KEY POINTS:
LONDON - Portsmouth manager Harry Redknapp insisted today that he had done nothing wrong despite being arrested by police investigating corruption in English soccer.
Redknapp was one of five people, including former Portsmouth chairman Milan Mandaric and current chief executive Peter Storrie, who were questioned by police today.
"This has got absolutely nothing to do with me," Redknapp, formerly a coach at West Ham United and Southampton, told a news conference at Portsmouth's training ground.
"It was a bitter disappointment to me and my family and we were deeply hurt by the whole situation... why I couldn't have got a phone call and just popped down the police station for a chat I really don't know.
"Why it's in the public domain and made into such a big issue when I wasn't even involved in it I find difficult to understand."
Redknapp said he had been to Germany to watch Stuttgart play Rangers in the Champions League and became aware of the situation after he got "hysterical" phone messages from his wife when he arrived back in Britain on Wednesday.
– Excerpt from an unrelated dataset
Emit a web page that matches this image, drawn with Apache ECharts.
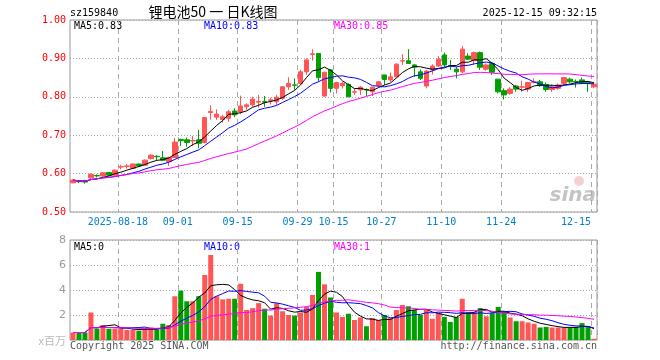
<!DOCTYPE html>
<html><head><meta charset="utf-8">
<script src="https://cdn.jsdelivr.net/npm/echarts@6/dist/echarts.min.js"></script>
<style>html,body{margin:0;padding:0;background:#fff}#c{width:660px;height:360px}</style>
</head><body><div id="c"></div>
<script>
const dates = [
'2025-08-06','2025-08-07','2025-08-08','2025-08-11','2025-08-12','2025-08-13','2025-08-14','2025-08-15','2025-08-18','2025-08-19',
'2025-08-20','2025-08-21','2025-08-22','2025-08-25','2025-08-26','2025-08-27','2025-08-28','2025-08-29',
'2025-09-01','2025-09-02','2025-09-03','2025-09-04','2025-09-05','2025-09-08','2025-09-09','2025-09-10','2025-09-11','2025-09-12',
'2025-09-15','2025-09-16','2025-09-17','2025-09-18','2025-09-19','2025-09-22','2025-09-23','2025-09-24','2025-09-25','2025-09-26',
'2025-09-29','2025-09-30',
'2025-10-09','2025-10-10','2025-10-13','2025-10-14','2025-10-15','2025-10-16','2025-10-17','2025-10-20','2025-10-21','2025-10-22',
'2025-10-23','2025-10-24','2025-10-27','2025-10-28','2025-10-29','2025-10-30','2025-10-31',
'2025-11-03','2025-11-04','2025-11-05','2025-11-06','2025-11-07','2025-11-10','2025-11-11','2025-11-12','2025-11-13','2025-11-14',
'2025-11-17','2025-11-18','2025-11-19','2025-11-20','2025-11-21','2025-11-24','2025-11-25','2025-11-26','2025-11-27','2025-11-28',
'2025-12-01','2025-12-02','2025-12-03','2025-12-04','2025-12-05','2025-12-08','2025-12-09','2025-12-10','2025-12-11','2025-12-12',
'2025-12-15'];

const opens = [0.576,0.580,0.581,0.589,0.595,0.594,0.603,0.596,0.617,0.619,
0.614,0.625,0.622,0.639,0.645,0.641,0.631,0.642,0.689,0.688,
0.685,0.688,0.681,0.759,0.747,0.741,0.744,0.763,0.761,0.774,
0.779,0.786,0.788,0.790,0.787,0.796,0.826,0.831,0.835,0.865,
0.910,0.913,0.802,0.870,0.822,0.829,0.832,0.812,0.818,0.819,
0.813,0.830,0.857,0.844,0.852,0.893,0.894,0.883,0.865,0.828,
0.870,0.880,0.909,0.881,0.872,0.865,0.906,0.894,0.915,0.872,
0.887,0.846,0.816,0.809,0.828,0.825,0.820,0.838,0.839,0.832,
0.819,0.822,0.835,0.846,0.840,0.844,0.838,0.826];

const closes = [0.583,0.579,0.578,0.598,0.594,0.602,0.596,0.609,0.618,0.620,
0.625,0.620,0.635,0.648,0.644,0.635,0.642,0.682,0.686,0.681,
0.686,0.679,0.746,0.762,0.755,0.748,0.761,0.753,0.776,0.779,
0.794,0.788,0.786,0.792,0.799,0.826,0.835,0.830,0.865,0.896,
0.912,0.850,0.864,0.822,0.837,0.835,0.800,0.813,0.825,0.818,
0.825,0.839,0.845,0.852,0.885,0.894,0.887,0.877,0.848,0.867,
0.880,0.898,0.883,0.880,0.865,0.924,0.898,0.915,0.877,0.883,
0.864,0.813,0.805,0.820,0.820,0.826,0.837,0.839,0.829,0.819,
0.826,0.831,0.850,0.839,0.839,0.837,0.835,0.833];

const lows = [0.575,0.575,0.574,0.583,0.590,0.588,0.594,0.592,0.611,0.613,
0.612,0.618,0.620,0.637,0.635,0.634,0.620,0.641,0.672,0.670,
0.672,0.666,0.679,0.740,0.740,0.733,0.735,0.747,0.755,0.766,
0.774,0.772,0.774,0.780,0.779,0.792,0.818,0.818,0.831,0.857,
0.894,0.839,0.800,0.811,0.809,0.822,0.799,0.805,0.805,0.802,
0.802,0.826,0.831,0.839,0.851,0.883,0.887,0.852,0.844,0.822,
0.858,0.878,0.878,0.870,0.848,0.861,0.896,0.883,0.870,0.868,
0.857,0.809,0.793,0.805,0.813,0.813,0.813,0.835,0.826,0.813,
0.813,0.818,0.831,0.835,0.824,0.833,0.813,0.822];

const highs = [0.585,0.583,0.584,0.601,0.598,0.604,0.604,0.611,0.623,0.625,
0.626,0.626,0.637,0.651,0.648,0.659,0.644,0.693,0.691,0.694,
0.698,0.714,0.747,0.778,0.767,0.753,0.766,0.770,0.803,0.783,
0.800,0.805,0.802,0.798,0.805,0.827,0.851,0.848,0.870,0.900,
0.924,0.914,0.865,0.872,0.839,0.839,0.835,0.822,0.828,0.822,
0.826,0.841,0.857,0.863,0.887,0.911,0.924,0.885,0.871,0.870,
0.885,0.906,0.915,0.896,0.878,0.932,0.913,0.918,0.918,0.887,
0.889,0.846,0.822,0.825,0.831,0.842,0.839,0.848,0.844,0.837,
0.832,0.835,0.852,0.850,0.845,0.850,0.840,0.837];

// volume, millions of shares
const volumes = [0.6,0.6,0.6,2.2,0.9,1.2,0.9,0.9,0.95,0.8,
0.8,0.75,0.95,1.0,0.85,1.3,1.2,3.5,3.95,3.1,
3.1,3.5,5.2,6.8,3.5,3.25,3.3,3.3,4.5,2.4,
2.55,2.95,2.5,1.95,2.95,2.3,2.0,1.95,2.2,2.65,
3.6,5.45,4.45,3.4,2.2,1.85,2.1,1.6,1.8,1.1,
1.75,1.6,2.0,1.75,2.4,2.8,2.7,2.4,2.0,2.4,
1.7,2.15,1.85,1.45,1.85,3.3,2.25,2.25,2.55,1.9,
2.15,2.65,2.25,1.8,1.5,1.5,1.4,1.3,1.0,1.05,
1.0,1.0,1.0,1.0,1.05,1.35,1.05,0.1];

const labelDates = ['2025-08-18','2025-09-01','2025-09-15','2025-09-29','2025-10-15','2025-10-27','2025-11-10','2025-11-24','2025-12-15'];
const tickLabels = ['2025-08-18','09-01','09-15','09-29','10-15','10-27','11-10','11-24','12-15'];
const maLabels = ['MA5:0.83','MA10:0.83','MA30:0.85'];
const volMaLabels = ['MA5:0','MA10:0','MA30:1'];
const maPeriods = [5,10,30];
const maColors = ['#000000','#0000ff','#ff00ff'];

const UP = '#ff5555', DOWN = '#00a000';
const MONO = '"DejaVu Sans Mono", monospace';

function ma(arr, n){
  const out = [];
  for (let i=0;i<arr.length;i++){
    const s = Math.max(0,i-n+1); let sum=0;
    for (let j=s;j<=i;j++) sum+=arr[j];
    out.push(+(sum/(i-s+1)).toFixed(4));
  }
  return out;
}

const candleData = dates.map((d,i)=>[opens[i],closes[i],lows[i],highs[i]]);
const volData = volumes.map((v,i)=>({value:v,itemStyle:{color: closes[i]>=opens[i]?UP:DOWN}}));

const isLabel = (i,v)=>labelDates.indexOf(v)>=0;
const splitLine = {show:true, interval:isLabel, lineStyle:{color:'#aaaaaa', width:1, type:[5,4]}};

const series = [{
  type:'candlestick', xAxisIndex:0, yAxisIndex:0, data:candleData, barWidth:5,
  itemStyle:{color:UP,color0:DOWN,borderColor:UP,borderColor0:DOWN,borderWidth:1}
}];
maPeriods.forEach((n,k)=>series.push({type:'line',xAxisIndex:0,yAxisIndex:0,data:ma(closes,n),symbol:'none',
  lineStyle:{color:maColors[k],width:1},z:5,silent:true}));
series.push({type:'bar',xAxisIndex:1,yAxisIndex:1,data:volData,barWidth:5});
maPeriods.forEach((n,k)=>series.push({type:'line',xAxisIndex:1,yAxisIndex:1,data:ma(volumes,n),symbol:'none',
  lineStyle:{color:maColors[k],width:1},z:5,silent:true}));

const graphic = [
  {type:'text',style:{text:'sz159840',x:70,y:13,fill:'#000',font:'10px '+MONO,textAlign:'left',textVerticalAlign:'middle'}},
  {type:'text',style:{text:'锂电池50 一 日K线图',x:213,y:12,fill:'#000',font:'14px "Noto Sans CJK SC"',textAlign:'center',textVerticalAlign:'middle'}},
  {type:'text',style:{text:'2025-12-15 09:32:15',x:597,y:13,fill:'#000',font:'10px '+MONO,textAlign:'right',textVerticalAlign:'middle'}},
  {type:'text',style:{text:'x百万',x:66,y:341,fill:'#bbbbbb',font:'11px "Noto Sans CJK SC"',textAlign:'right',textVerticalAlign:'middle'}},
  {type:'text',style:{text:'Copyright 2025 SINA.COM',x:70,y:346,fill:'#555',font:'10px '+MONO,textAlign:'left',textVerticalAlign:'middle'}},
  {type:'text',style:{text:'http://finance.sina.com.cn',x:597,y:346,fill:'#555',font:'10px '+MONO,textAlign:'right',textVerticalAlign:'middle'}},
  {type:'text',style:{text:'sina',x:596,y:196,fill:'#c4c4c4',font:'italic bold 20px "DejaVu Sans"',textAlign:'right',textVerticalAlign:'middle'}},
  {type:'circle',shape:{cx:579,cy:181,r:5},style:{fill:'rgba(230,120,120,0.35)'}}
];
const maX = [74,204,334];
maLabels.forEach((t,k)=>graphic.push({type:'text',style:{text:t,x:maX[k],y:26,fill:maColors[k],font:'10px '+MONO,textAlign:'left',textVerticalAlign:'middle'}}));
volMaLabels.forEach((t,k)=>graphic.push({type:'text',style:{text:t,x:maX[k],y:247,fill:maColors[k],font:'10px '+MONO,textAlign:'left',textVerticalAlign:'middle'}}));

const chart = echarts.init(document.getElementById('c'),null,{renderer:'canvas'});
chart.setOption({
  animation:false,
  backgroundColor:'#ffffff',
  grid:[
    {left:70,top:20,width:527,height:192,show:true,borderColor:'#999999',borderWidth:1,backgroundColor:'transparent'},
    {left:70,top:240,width:527,height:100,show:true,borderColor:'#999999',borderWidth:1,backgroundColor:'transparent'}
  ],
  xAxis:[
    {type:'category',gridIndex:0,data:dates,boundaryGap:true,axisLine:{show:false},axisTick:{show:false},splitLine:splitLine,
     axisLabel:{interval:isLabel,margin:5,color:'#0080cc',fontFamily:MONO,fontSize:10,
       formatter:function(v){const k=labelDates.indexOf(v); const t=tickLabels[k]; return k===labelDates.length-1?'{b|'+t+'}':'{a|'+t+'}';},
       rich:{a:{color:'#0080cc',fontFamily:MONO,fontSize:10,padding:[0,6,0,0]},b:{color:'#0080cc',fontFamily:MONO,fontSize:10,padding:[0,36,0,0]}}}},
    {type:'category',gridIndex:1,data:dates,boundaryGap:true,axisLine:{show:false},axisTick:{show:false},splitLine:splitLine,axisLabel:{show:false}}
  ],
  yAxis:[
    {type:'value',gridIndex:0,min:0.5,max:1.0,interval:0.1,axisLine:{show:false},axisTick:{show:false},
     axisLabel:{formatter:v=>v.toFixed(2),color:'#ff0000',fontFamily:MONO,fontSize:10,margin:4},
     splitLine:{lineStyle:{color:'#aaaaaa',width:1,type:[1,2]}}},
    {type:'value',gridIndex:1,min:0,max:8,interval:2,axisLine:{show:false},axisTick:{show:false},
     axisLabel:{formatter:v=>v===0?'':String(v),color:'#999999',fontFamily:'DejaVu Sans',fontSize:11,margin:4},
     splitLine:{lineStyle:{color:'#aaaaaa',width:1,type:[1,2]}}}
  ],
  series:series,
  graphic:graphic
});
</script>
</body></html>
"I'm particularly disappointed that the police should come knocking on my door at six o'clock in the morning with photographers from a well-known newspaper," he said.
"My wife was petrified. They searched my house. If you can tell me that's the way to treat anybody then it's not the society I was bought up in and I'm bitterly disappointed."
Redknapp, who confirmed that police had taken a computer, said he was questioned at Chichester Police station about a football agent.
"The crux of it was that an agent had received a fee and allegedly paid some of it to a player... that was the top and bottom of the investigation as far as I was concerned, there was nothing else for me to talk about," Redknapp said.
"I was wondering what I was doing there. I'm not involved in who gets agents fees and who doesn't."
City of London police said they had arrested five men on "suspicion of conspiracy to defraud and false accounting" as part of an ongoing investigation into football corruption.